I hope it’s a short wait until someone finds a 1.1.2 unlock solution. So far I’ve done a jailbreak and activation, staying away from all the nasty baseband poking (which doesn’t work for 1.1.2 OTB anyway). There are reports of people being able to unlock it today, but at exorbitant rates and with a big question-mark on future viability. There are too many flaky iPhones out there to risk doing something that you may not be able to reverse.

Android thoughts

I used to hate Java. It was slow, then it got faster. I can never keep up with the acronyms, and I didn’t find it particularly easier to code with than in C. Anyway, I’m not a developer and millions love it, so what do I know?

One thing that did interest me was Java as a mobile platform. I don’t think I ever posted this before, but there used to be something called SavaJe, which was an all-Java platform phone. They even did a proof-of-concept. Tim Bray played with it and I agreed with his conclusions. I quote,

…the notion of having a phone that any Java geek can program to do whatever—if it actually happens—isn’t just a game-changer, it’s a world-changer.

He was also probably talking to the right people at the time…

The vibe I get from my mobile-savvy friends is that a lot of people think Linux+Java is the mobile platform of the future.

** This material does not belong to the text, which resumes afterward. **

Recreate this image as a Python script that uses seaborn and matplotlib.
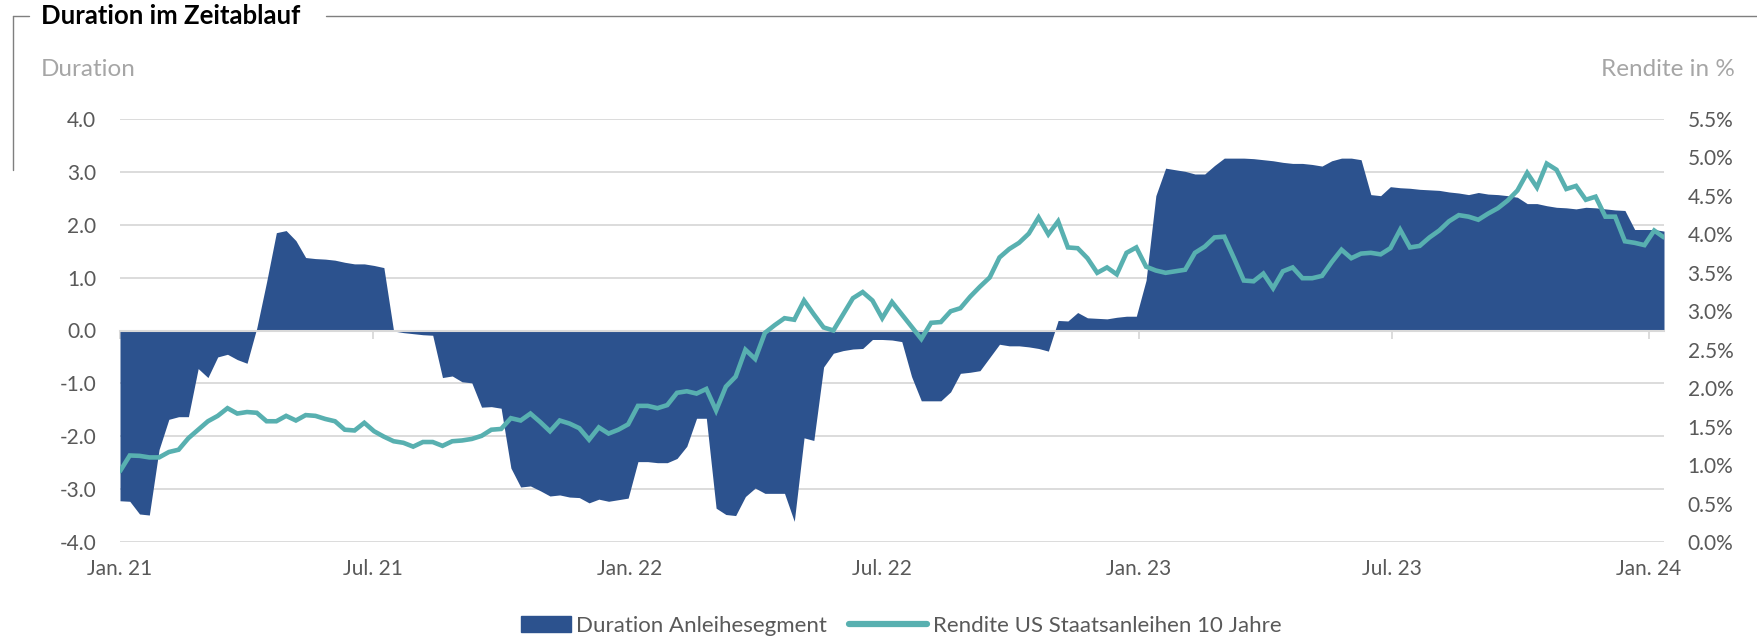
import numpy as np
import pandas as pd
import matplotlib
matplotlib.use("Agg")
import matplotlib.pyplot as plt
import matplotlib.dates as mdates
from matplotlib.patches import Patch, Rectangle
from matplotlib.lines import Line2D
from matplotlib.legend_handler import HandlerPatch
import seaborn as sns

# ---------------- data ----------------
start_date = "2021-01-01"          # weekly observations (Fridays)
duration = [
    -3.22, -3.23, -3.47, -3.49, -2.25, -1.68, -1.63, -1.63, -0.72, -0.89,
    -0.50, -0.45, -0.55, -0.62, 0.05, 0.92, 1.85, 1.89, 1.70, 1.38,
    1.36, 1.35, 1.33, 1.29, 1.26, 1.26, 1.23, 1.19, -0.01, -0.04,
    -0.06, -0.08, -0.09, -0.89, -0.86, -0.97, -0.99, -1.45, -1.44, -1.47,
    -2.60, -2.96, -2.94, -3.03, -3.13, -3.11, -3.15, -3.16, -3.26, -3.19,
    -3.23, -3.20, -3.17, -2.48, -2.48, -2.50, -2.50, -2.42, -2.19, -1.66,
    -1.66, -3.36, -3.48, -3.50, -3.14, -2.98, -3.08, -3.08, -3.08, -3.61,
    -2.03, -2.08, -0.69, -0.43, -0.38, -0.35, -0.34, -0.17, -0.17, -0.18,
    -0.21, -0.87, -1.33, -1.33, -1.33, -1.16, -0.81, -0.79, -0.76, -0.51,
    -0.26, -0.29, -0.29, -0.31, -0.34, -0.39, 0.19, 0.18, 0.34, 0.24,
    0.23, 0.22, 0.25, 0.27, 0.27, 0.95, 2.55, 3.07, 3.04, 3.01,
    2.96, 2.96, 3.12, 3.26, 3.26, 3.26, 3.25, 3.23, 3.21, 3.18,
    3.16, 3.16, 3.14, 3.11, 3.21, 3.26, 3.26, 3.23, 2.57, 2.55,
    2.72, 2.70, 2.69, 2.67, 2.66, 2.65, 2.62, 2.60, 2.57, 2.61,
    2.58, 2.57, 2.55, 2.52, 2.40, 2.40, 2.36, 2.33, 2.32, 2.30,
    2.33, 2.32, 2.30, 2.28, 2.27, 1.91, 1.91, 1.91, 1.88,
]
rendite = [
    0.92, 1.125, 1.12, 1.10, 1.10, 1.17, 1.20, 1.35, 1.46, 1.57,
    1.64, 1.74, 1.67, 1.69, 1.68, 1.57, 1.57, 1.64, 1.58, 1.65,
    1.64, 1.60, 1.57, 1.46, 1.45, 1.55, 1.44, 1.37, 1.31, 1.29,
    1.24, 1.30, 1.30, 1.25, 1.31, 1.32, 1.34, 1.38, 1.46, 1.47,
    1.61, 1.58, 1.67, 1.56, 1.44, 1.58, 1.54, 1.48, 1.33, 1.49,
    1.41, 1.46, 1.53, 1.77, 1.77, 1.74, 1.78, 1.94, 1.96, 1.93,
    1.99, 1.71, 2.02, 2.15, 2.50, 2.38, 2.72, 2.82, 2.91, 2.89,
    3.14, 2.96, 2.79, 2.75, 2.96, 3.17, 3.25, 3.14, 2.91, 3.12,
    2.96, 2.80, 2.64, 2.85, 2.86, 3.00, 3.04, 3.19, 3.32, 3.44,
    3.70, 3.81, 3.89, 4.01, 4.22, 4.00, 4.17, 3.83, 3.82, 3.69,
    3.50, 3.57, 3.48, 3.76, 3.83, 3.58, 3.53, 3.50, 3.52, 3.54,
    3.76, 3.84, 3.96, 3.97, 3.69, 3.40, 3.39, 3.49, 3.30, 3.52,
    3.57, 3.43, 3.43, 3.46, 3.64, 3.80, 3.69, 3.75, 3.76, 3.74,
    3.82, 4.06, 3.83, 3.85, 3.96, 4.05, 4.17, 4.25, 4.23, 4.19,
    4.27, 4.34, 4.44, 4.57, 4.80, 4.61, 4.92, 4.84, 4.59, 4.63,
    4.45, 4.49, 4.23, 4.23, 3.91, 3.89, 3.86, 4.05, 3.96,
]
tick_dates = ["2021-01-01", "2021-07-01", "2022-01-01", "2022-07-01",
              "2023-01-01", "2023-07-01", "2024-01-01"]
tick_labels = ["Jan. 21", "Jul. 21", "Jan. 22", "Jul. 22",
               "Jan. 23", "Jul. 23", "Jan. 24"]
left_ticks = [-4, -3, -2, -1, 0, 1, 2, 3, 4]
right_ticks = [0.0, 0.5, 1.0, 1.5, 2.0, 2.5, 3.0, 3.5, 4.0, 4.5, 5.0, 5.5]
series_names = ["Duration Anleihesegment", "Rendite US Staatsanleihen 10 Jahre"]

# ---------------- style ----------------
BLUE = "#2c528e"
TEAL = "#58b0b0"
GRID = "#d9d9d9"
TXT = "#595959"
LIGHT = "#a6a6a6"

sns.set_theme(style="white")
plt.rcParams["font.family"] = ["Lato", "DejaVu Sans"]

W, H = 1757, 639
fig = plt.figure(figsize=(W / 100, H / 100), dpi=100)
L, R, T, B = 120, 1664, 119, 542
ax = fig.add_axes([L / W, 1 - B / H, (R - L) / W, (B - T) / H])

dates = pd.date_range(start=start_date, periods=len(duration), freq="7D")
x = mdates.date2num(dates)
df = pd.DataFrame({"x": x, "duration": duration, "rendite": rendite})

# area (duration)
ax.fill_between(df["x"], 0, df["duration"], color=BLUE, lw=0, zorder=2)
ax.set_ylim(-4, 4)
ax.set_xlim(x[0], x[-1])
ax.set_yticks(left_ticks)
ax.set_yticklabels([f"{v:.1f}" for v in left_ticks])
ax.yaxis.grid(True, color=GRID, lw=1.3, zorder=0)
ax.set_axisbelow(True)
for s in ["left", "right", "top"]:
    ax.spines[s].set_visible(False)
ax.spines["bottom"].set_position(("data", 0))
ax.spines["bottom"].set_color(GRID)
ax.spines["bottom"].set_linewidth(1.5)
tick_x = mdates.date2num(pd.to_datetime(tick_dates))
ax.set_xticks(tick_x)
ax.tick_params(axis="x", direction="out", length=6, width=1.3, color=GRID,
               labelbottom=False, bottom=True)
ax.tick_params(axis="y", length=0, pad=17, labelsize=15, labelcolor=TXT)

# x labels at the bottom
sec = ax.secondary_xaxis("bottom")
sec.set_xticks(tick_x)
sec.set_xticklabels(tick_labels)
sec.tick_params(length=0, pad=12.5, labelsize=15, labelcolor=TXT)
sec.spines["bottom"].set_visible(False)

# line (yield) on right axis
ax2 = ax.twinx()
sns.lineplot(data=df, x="x", y="rendite", ax=ax2, color=TEAL, lw=3.3,
             solid_joinstyle="miter", zorder=3)
ax2.set_ylim(0, 5.5)
ax2.set_xlim(x[0], x[-1])
ax2.set_yticks(right_ticks)
ax2.set_yticklabels([f"{v:.1f}%" for v in right_ticks])
ax2.set_ylabel("")
ax2.set_xlabel("")
ax.set_xlabel("")
ax.set_ylabel("")
for s in ax2.spines.values():
    s.set_visible(False)
ax2.tick_params(axis="y", length=0, pad=17, labelsize=15, labelcolor=TXT)
ax2.grid(False)

# axis captions
fig.text(41 / W, 1 - 70 / H, "Duration", ha="left", va="center",
         fontsize=17.5, color=LIGHT)
fig.text(1735 / W, 1 - 70 / H, "Rendite in %", ha="right", va="center",
         fontsize=17.5, color=LIGHT)

# title with frame
fig.text(41 / W, 1 - 16 / H, "Duration im Zeitablauf", ha="left", va="center",
         fontsize=18.5, fontweight="bold", color="black")
frame_kw = dict(color="#7f7f7f", lw=1.0, transform=fig.transFigure)
fig.add_artist(Line2D([13 / W, 29 / W], [1 - 16 / H, 1 - 16 / H], **frame_kw))
fig.add_artist(Line2D([13 / W, 13 / W], [1 - 16 / H, 1 - 170 / H], **frame_kw))
fig.add_artist(Line2D([326 / W, 1.0], [1 - 16 / H, 1 - 16 / H], **frame_kw))

# legend: patch narrower than the line handle, right-aligned next to its text
PATCH_W = 36.0  # points


def narrow_patch(legend, orig_handle, xdescent, ydescent, width, height, fontsize):
    return Rectangle((-xdescent + width - PATCH_W, -ydescent), PATCH_W, height)


handles = [Patch(facecolor=BLUE, edgecolor=BLUE),
           Line2D([], [], color=TEAL, lw=4.5, solid_capstyle="round")]
fig.legend(handles, series_names, loc="center", ncol=2, frameon=False,
           bbox_to_anchor=(887 / W, 1 - 626 / H), fontsize=16,
           labelcolor=TXT, handlelength=3.5, handleheight=0.7,
           handletextpad=0.25, columnspacing=1.0,
           handler_map={Patch: HandlerPatch(patch_func=narrow_patch)})

fig.savefig("out.png", dpi=100)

I think what we have with Android is just this—a phone any Java geek can program to do whatever. This, I think, has the potential to spawn some crazy third-party development, helped along surely by Google’s $10 mn prize stash.

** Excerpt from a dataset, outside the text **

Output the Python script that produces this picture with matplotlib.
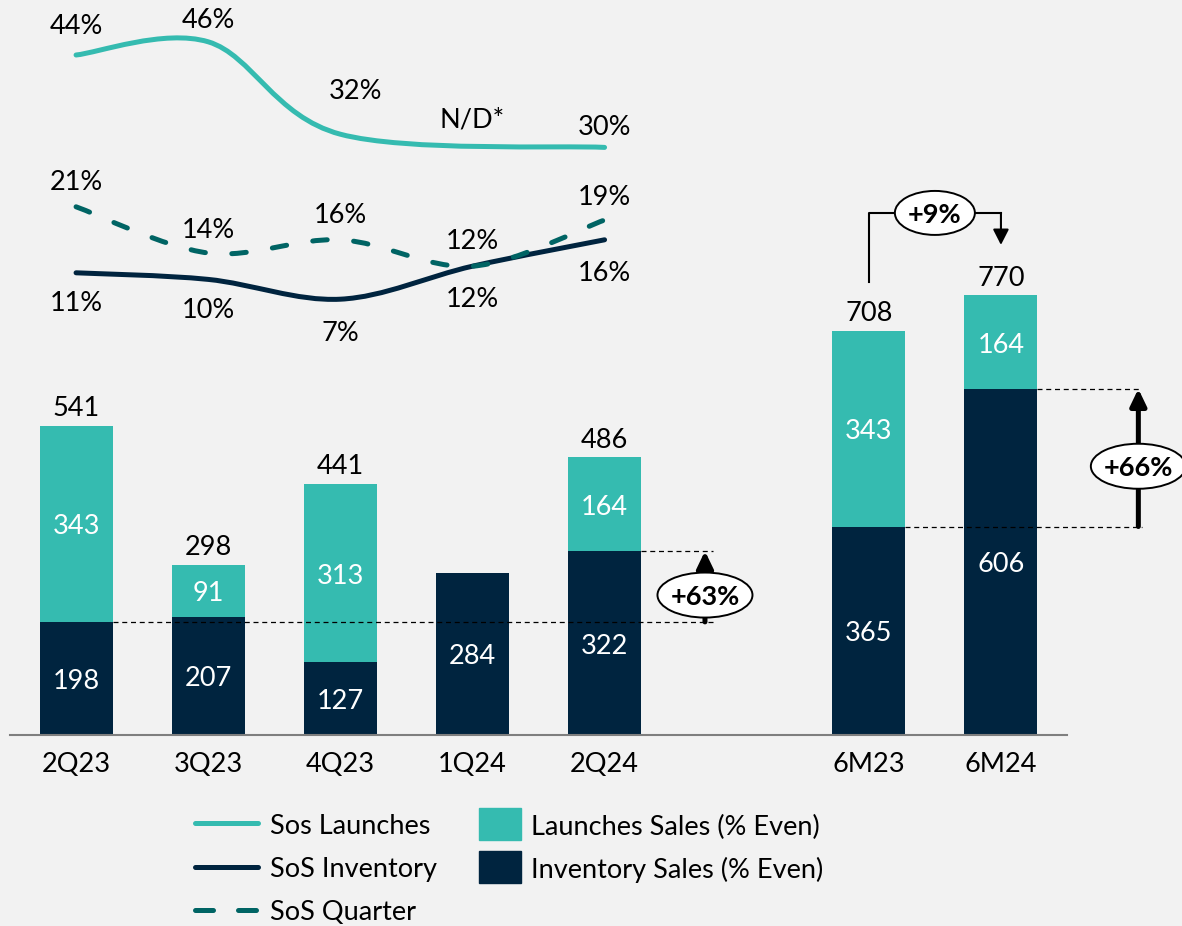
import numpy as np
import matplotlib.pyplot as plt
from matplotlib.path import Path
from matplotlib.patches import PathPatch, Rectangle, Ellipse
from matplotlib.lines import Line2D
from matplotlib.transforms import ScaledTranslation

plt.rcParams['font.family'] = ['Lato', 'DejaVu Sans']

# periods on the x axis
categories = ["2Q23", "3Q23", "4Q23", "1Q24", "2Q24", "6M23", "6M24"]
inventory_sales = [198, 207, 127, 284, 322, 365, 606]
launches_sales = [343, 91, 313, 0, 164, 343, 164]
totals = [541, 298, 441, None, 486, 708, 770]

# share of sales lines (quarters only), None = not available
sos_launches = [44, 46, 32, None, 30]
sos_inventory = [11, 10, 7, 12, 16]
sos_quarter = [21, 14, 16, 12, 19]

TEAL = '#35BBB0'
NAVY = '#00243F'
DTEAL = '#006464'
BG = '#F2F2F2'
FS = 19.5

W, H = 1182, 926
fig = plt.figure(figsize=(W / 100, H / 100), dpi=100, facecolor=BG)
ax = fig.add_axes([10 / W, 1 - 735 / H, 1057 / W, 735 / H])
ax.patch.set_visible(False)

xpos = np.r_[np.arange(5), np.arange(2) + 6]
bw = 0.553

ax.set_xlim(-0.5, 7.5)
ax.set_ylim(0, 735 / 0.5712)

ax.bar(xpos, inventory_sales, bw, color=NAVY, zorder=2)
ax.bar(xpos, launches_sales, bw, bottom=inventory_sales, color=TEAL, zorder=2)

for x, inv, lau, tot in zip(xpos, inventory_sales, launches_sales, totals):
    ax.annotate(str(inv), (x, inv / 2), xytext=(0, -3), textcoords='offset pixels',
                ha='center', va='center', color='white', fontsize=FS, zorder=3)
    if lau:
        ax.annotate(str(lau), (x, inv + lau / 2), xytext=(0, -3), textcoords='offset pixels',
                    ha='center', va='center', color='white', fontsize=FS, zorder=3)
    if tot is not None:
        ax.annotate(str(tot), (x, inv + lau), xytext=(0, 17), textcoords='offset pixels',
                    ha='center', va='center', fontsize=FS)

ax.set_xticks(xpos, categories)
ax.tick_params(axis='x', length=0, pad=12, labelsize=FS)
ax.set_yticks([])
for s in ['top', 'left', 'right']:
    ax.spines[s].set_visible(False)
ax.spines['bottom'].set_color('#7F7F7F')
ax.spines['bottom'].set_linewidth(1.5)

dash = dict(color='black', lw=0.9, linestyle=(0, (4, 3)), clip_on=False, zorder=4)


def ellipse_label(x, y, text, w, h):
    # ellipse sized in pixels, centred on a data point
    tr = fig.dpi_scale_trans + ScaledTranslation(x, y, ax.transData)
    ax.add_patch(Ellipse((0, 0), w / 100, h / 100, transform=tr, fc='white', ec='black',
                         lw=1.4, zorder=6, clip_on=False))
    ax.annotate(text, (x, y), xytext=(0, -2), textcoords='offset pixels', ha='center',
                va='center', fontsize=FS, fontweight='bold', zorder=7, annotation_clip=False)


def growth_arrow(i0, i1, xa, xend):
    a, b = inventory_sales[i0], inventory_sales[i1]
    ax.plot([xpos[i0] + bw / 2, xend], [a, a], **dash)
    ax.plot([xpos[i1] + bw / 2, xend], [b, b], **dash)
    ax.annotate('', xy=(xa, b), xytext=(xa, a),
                arrowprops=dict(arrowstyle='-|>,head_length=0.5,head_width=0.24',
                                color='black', lw=3.6, shrinkA=0, shrinkB=0,
                                mutation_scale=20),
                annotation_clip=False, zorder=5)
    ellipse_label(xa, (a + b) / 2 - 15, f"+{round((b / a - 1) * 100)}%", 95, 45)


growth_arrow(0, 4, 4.76, 4.82)
growth_arrow(5, 6, 8.04, 8.07)

# bracket between the two half-year totals
t0, t1 = totals[5], totals[6]
ytop = t1 + 144
ax.plot([6, 6, 7], [t0 + 85, ytop, ytop], color='black', lw=1.5, zorder=4)
ax.annotate('', xy=(7, t1 + 88), xytext=(7, ytop),
            arrowprops=dict(arrowstyle='-|>,head_length=0.47,head_width=0.24',
                            color='black', lw=1.5, shrinkA=0, shrinkB=0, mutation_scale=20))
ellipse_label(6.5, ytop, f"+{round((t1 / t0 - 1) * 100)}%", 80, 44)

# lines on their own scale
lx = ax.twinx()
lx.set_ylim(44 - (735 - 55) / 6.6, 44 + 55 / 6.6)
lx.axis('off')


def smooth_path(xs, ys):
    pts = np.column_stack([xs, ys]).astype(float)
    ext = np.vstack([pts[0], pts, pts[-1]])
    verts = [pts[0]]
    codes = [Path.MOVETO]
    for i in range(len(pts) - 1):
        p0, p1, p2, p3 = ext[i], ext[i + 1], ext[i + 2], ext[i + 3]
        verts += [p1 + (p2 - p0) / 6, p2 - (p3 - p1) / 6, p2]
        codes += [Path.CURVE4] * 3
    return Path(verts, codes)


def draw_line(vals, color, ls='-', z=3):
    xs = [x for x, v in zip(xpos, vals) if v is not None]
    ys = [v for v in vals if v is not None]
    p = PathPatch(smooth_path(xs, ys), fill=False, ec=color, lw=3.6, linestyle=ls,
                  capstyle='round', joinstyle='round', zorder=z)
    lx.add_patch(p)


draw_line(sos_launches, TEAL)
draw_line(sos_inventory, NAVY)
draw_line(sos_quarter, DTEAL, ls=(0, (2.9, 5.3)), z=4)


def line_labels(vals, offsets):
    for x, v, (dx, dy) in zip(xpos, vals, offsets):
        if v is None:
            continue
        lx.annotate(f"{v}%", (x, v), xytext=(dx, dy - 3), textcoords='offset pixels',
                    ha='center', va='center', fontsize=FS)


line_labels(sos_launches, [(0, 31), (0, 24), (15, 46), (0, 0), (0, 23)])
line_labels(sos_quarter, [(0, 27), (0, 25), (0, 27), (0, 28), (0, 25)])
line_labels(sos_inventory, [(0, -28), (0, -28), (0, -31), (0, -30), (0, -31)])
lx.annotate("N/D*", (xpos[3], sos_launches[4]), xytext=(0, 27), textcoords='offset pixels',
            ha='center', va='center', fontsize=FS)


# legend
def fx(px):
    return px / W


def fy(py):
    return 1 - py / H


for y, c, ls, lab in [(823, TEAL, '-', 'Sos Launches'),
                      (867, NAVY, '-', 'SoS Inventory'),
                      (910, DTEAL, (0, (3.6, 5.0)), 'SoS Quarter')]:
    fig.add_artist(Line2D([fx(195), fx(258)], [fy(y), fy(y)], color=c, lw=3.6, linestyle=ls,
                          solid_capstyle='round', dash_capstyle='round', transform=fig.transFigure))
    fig.text(fx(270), fy(y + 3), lab, ha='left', va='center', fontsize=FS)

for y, c, lab in [(824, TEAL, 'Launches Sales (% Even)'),
                  (867, NAVY, 'Inventory Sales (% Even)')]:
    fig.add_artist(Rectangle((fx(479), fy(y + 16)), 42 / W, 32 / H, color=c,
                             transform=fig.transFigure))
    fig.text(fx(531), fy(y + 3), lab, ha='left', va='center', fontsize=FS)

fig.savefig('out.png', dpi=100, facecolor=BG)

I’m still in doubt as to whether Android-based phones will be crazy-cool devices as the iPhone is. A platform needs to be implemented real nice on some real nice hardware to create something desirable. LG, Samsung and HTC have some nice(?) phones, but they’re not Apple. The Android videos show prototypes that are neat, but not iPhone-quick.

Unrealistic wish: iPhone hardware, Android software.